→ **What this task involves**
Return each line of the data below verbatim; pictures are to be left out.

→ **Supplied material**
>> start

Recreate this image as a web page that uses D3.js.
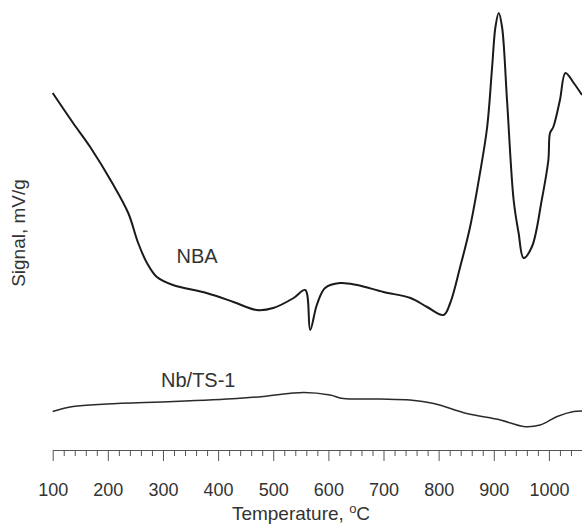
<!DOCTYPE html>
<html>
<head>
<meta charset="utf-8">
<script src="https://cdn.jsdelivr.net/npm/d3@7"></script>
<style>
    body { margin: 0; background: #fff; }
    text { font-family: "Liberation Sans", Arial, sans-serif; fill: #333; }
</style>
</head>
<body>
<svg id="chart" width="582" height="530"></svg>
<script>
// temperature (°C) and signal (arbitrary units)
const nbaTemp = [100, 137, 168, 208, 237, 255, 271, 289, 318, 379, 428, 470, 500, 537, 558, 567, 579, 594, 621, 652, 700, 749, 779, 809, 821, 839, 857, 875, 888, 897, 903, 909, 915, 924, 936, 945, 954, 969, 987, 999, 1002, 1008, 1020, 1030, 1045, 1060];
const nbaSignal = [7.14, 6.54, 6.06, 5.34, 4.74, 4.14, 3.74, 3.46, 3.30, 3.14, 2.96, 2.80, 2.84, 3.04, 3.20, 2.40, 2.90, 3.24, 3.34, 3.30, 3.16, 3.04, 2.86, 2.70, 2.94, 3.66, 4.46, 5.54, 6.46, 7.66, 8.46, 8.74, 8.46, 7.00, 5.00, 4.34, 3.84, 4.06, 5.00, 5.80, 6.34, 6.46, 7.00, 7.54, 7.34, 7.10];

const tsTemp = [100, 137, 198, 319, 434, 482, 555, 603, 627, 694, 748, 791, 851, 912, 954, 984, 1015, 1045, 1060];
const tsSignal = [0.77, 0.87, 0.92, 0.97, 1.03, 1.07, 1.15, 1.10, 1.03, 1.02, 1.00, 0.93, 0.73, 0.60, 0.47, 0.50, 0.67, 0.77, 0.78];

const majorTicks = [100, 200, 300, 400, 500, 600, 700, 800, 900, 1000];
const minorTicks = d3.range(120, 1060, 20).filter(t => t % 100 !== 0);

const seriesLabels = [
    { text: "NBA", t: 362, v: 3.74 },
    { text: "Nb/TS-1", t: 364, v: 1.26 }
];

const svg = d3.select("#chart");

const x = d3.scaleLinear().domain([100, 1060]).range([52.7, 582]);
const y = d3.scaleLinear().domain([0, 9]).range([450, 0]);

// axis: minor ticks first, then major ticks with labels
svg.append("g")
    .attr("transform", "translate(0,450)")
    .call(d3.axisBottom(x).tickValues(minorTicks).tickSize(6).tickSizeOuter(0).tickFormat(""))
    .call(g => g.select(".domain").remove())
    .selectAll("line").attr("stroke", "#555");

const xAxis = svg.append("g")
    .attr("transform", "translate(0,450)")
    .call(d3.axisBottom(x).tickValues(majorTicks).tickSize(11).tickSizeOuter(0).tickPadding(22).tickFormat(d3.format("d")));

xAxis.select(".domain").attr("stroke", "#555").attr("stroke-width", 1.2);
xAxis.selectAll("line").attr("stroke", "#555");
xAxis.selectAll("text")
    .style("font-family", "'Liberation Sans', Arial, sans-serif")
    .style("font-size", "18px")
    .attr("fill", "#333");

const line = d3.line()
    .x(d => x(d[0]))
    .y(d => y(d[1]))
    .curve(d3.curveCatmullRom.alpha(0.5));

svg.append("path")
    .datum(d3.zip(nbaTemp, nbaSignal))
    .attr("d", line)
    .attr("fill", "none")
    .attr("stroke", "#1a1a1a")
    .attr("stroke-width", 2);

svg.append("path")
    .datum(d3.zip(tsTemp, tsSignal))
    .attr("d", line)
    .attr("fill", "none")
    .attr("stroke", "#2a2a2a")
    .attr("stroke-width", 1.5);

seriesLabels.forEach(l => {
    svg.append("text")
        .attr("x", x(l.t))
        .attr("y", y(l.v))
        .attr("text-anchor", "middle")
        .style("font-size", "20px")
        .text(l.text);
});

// axis titles
const xTitle = svg.append("text")
    .attr("x", 301)
    .attr("y", 520)
    .attr("text-anchor", "middle")
    .style("font-size", "19px");
xTitle.append("tspan").text("Temperature, ");
xTitle.append("tspan").attr("dy", -7).style("font-size", "13px").text("o");
xTitle.append("tspan").attr("dy", 7).text("C");

svg.append("text")
    .attr("transform", "translate(25,233) rotate(-90)")
    .attr("text-anchor", "middle")
    .style("font-size", "19px")
    .text("Signal, mV/g");
</script>
</body>
</html>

>> end

→ **Correct result**
Recreate this image as a web page that uses D3.js.
<!DOCTYPE html>
<html>
<head>
<meta charset="utf-8">
<script src="https://cdn.jsdelivr.net/npm/d3@7"></script>
<style>
    body { margin: 0; background: #fff; }
    text { font-family: "Liberation Sans", Arial, sans-serif; fill: #333; }
</style>
</head>
<body>
<svg id="chart" width="582" height="530"></svg>
<script>
// temperature (°C) and signal (arbitrary units)
const nbaTemp = [100, 137, 168, 208, 237, 255, 271, 289, 318, 379, 428, 470, 500, 537, 558, 567, 579, 594, 621, 652, 700, 749, 779, 809, 821, 839, 857, 875, 888, 897, 903, 909, 915, 924, 936, 945, 954, 969, 987, 999, 1002, 1008, 1020, 1030, 1045, 1060];
const nbaSignal = [7.14, 6.54, 6.06, 5.34, 4.74, 4.14, 3.74, 3.46, 3.30, 3.14, 2.96, 2.80, 2.84, 3.04, 3.20, 2.40, 2.90, 3.24, 3.34, 3.30, 3.16, 3.04, 2.86, 2.70, 2.94, 3.66, 4.46, 5.54, 6.46, 7.66, 8.46, 8.74, 8.46, 7.00, 5.00, 4.34, 3.84, 4.06, 5.00, 5.80, 6.34, 6.46, 7.00, 7.54, 7.34, 7.10];

const tsTemp = [100, 137, 198, 319, 434, 482, 555, 603, 627, 694, 748, 791, 851, 912, 954, 984, 1015, 1045, 1060];
const tsSignal = [0.77, 0.87, 0.92, 0.97, 1.03, 1.07, 1.15, 1.10, 1.03, 1.02, 1.00, 0.93, 0.73, 0.60, 0.47, 0.50, 0.67, 0.77, 0.78];

const majorTicks = [100, 200, 300, 400, 500, 600, 700, 800, 900, 1000];
const minorTicks = d3.range(120, 1060, 20).filter(t => t % 100 !== 0);

const seriesLabels = [
    { text: "NBA", t: 362, v: 3.74 },
    { text: "Nb/TS-1", t: 364, v: 1.26 }
];

const svg = d3.select("#chart");

const x = d3.scaleLinear().domain([100, 1060]).range([52.7, 582]);
const y = d3.scaleLinear().domain([0, 9]).range([450, 0]);

// axis: minor ticks first, then major ticks with labels
svg.append("g")
    .attr("transform", "translate(0,450)")
    .call(d3.axisBottom(x).tickValues(minorTicks).tickSize(6).tickSizeOuter(0).tickFormat(""))
    .call(g => g.select(".domain").remove())
    .selectAll("line").attr("stroke", "#555");

const xAxis = svg.append("g")
    .attr("transform", "translate(0,450)")
    .call(d3.axisBottom(x).tickValues(majorTicks).tickSize(11).tickSizeOuter(0).tickPadding(22).tickFormat(d3.format("d")));

xAxis.select(".domain").attr("stroke", "#555").attr("stroke-width", 1.2);
xAxis.selectAll("line").attr("stroke", "#555");
xAxis.selectAll("text")
    .style("font-family", "'Liberation Sans', Arial, sans-serif")
    .style("font-size", "18px")
    .attr("fill", "#333");

const line = d3.line()
    .x(d => x(d[0]))
    .y(d => y(d[1]))
    .curve(d3.curveCatmullRom.alpha(0.5));

svg.append("path")
    .datum(d3.zip(nbaTemp, nbaSignal))
    .attr("d", line)
    .attr("fill", "none")
    .attr("stroke", "#1a1a1a")
    .attr("stroke-width", 2);

svg.append("path")
    .datum(d3.zip(tsTemp, tsSignal))
    .attr("d", line)
    .attr("fill", "none")
    .attr("stroke", "#2a2a2a")
    .attr("stroke-width", 1.5);

seriesLabels.forEach(l => {
    svg.append("text")
        .attr("x", x(l.t))
        .attr("y", y(l.v))
        .attr("text-anchor", "middle")
        .style("font-size", "20px")
        .text(l.text);
});

// axis titles
const xTitle = svg.append("text")
    .attr("x", 301)
    .attr("y", 520)
    .attr("text-anchor", "middle")
    .style("font-size", "19px");
xTitle.append("tspan").text("Temperature, ");
xTitle.append("tspan").attr("dy", -7).style("font-size", "13px").text("o");
xTitle.append("tspan").attr("dy", 7).text("C");

svg.append("text")
    .attr("transform", "translate(25,233) rotate(-90)")
    .attr("text-anchor", "middle")
    .style("font-size", "19px")
    .text("Signal, mV/g");
</script>
</body>
</html>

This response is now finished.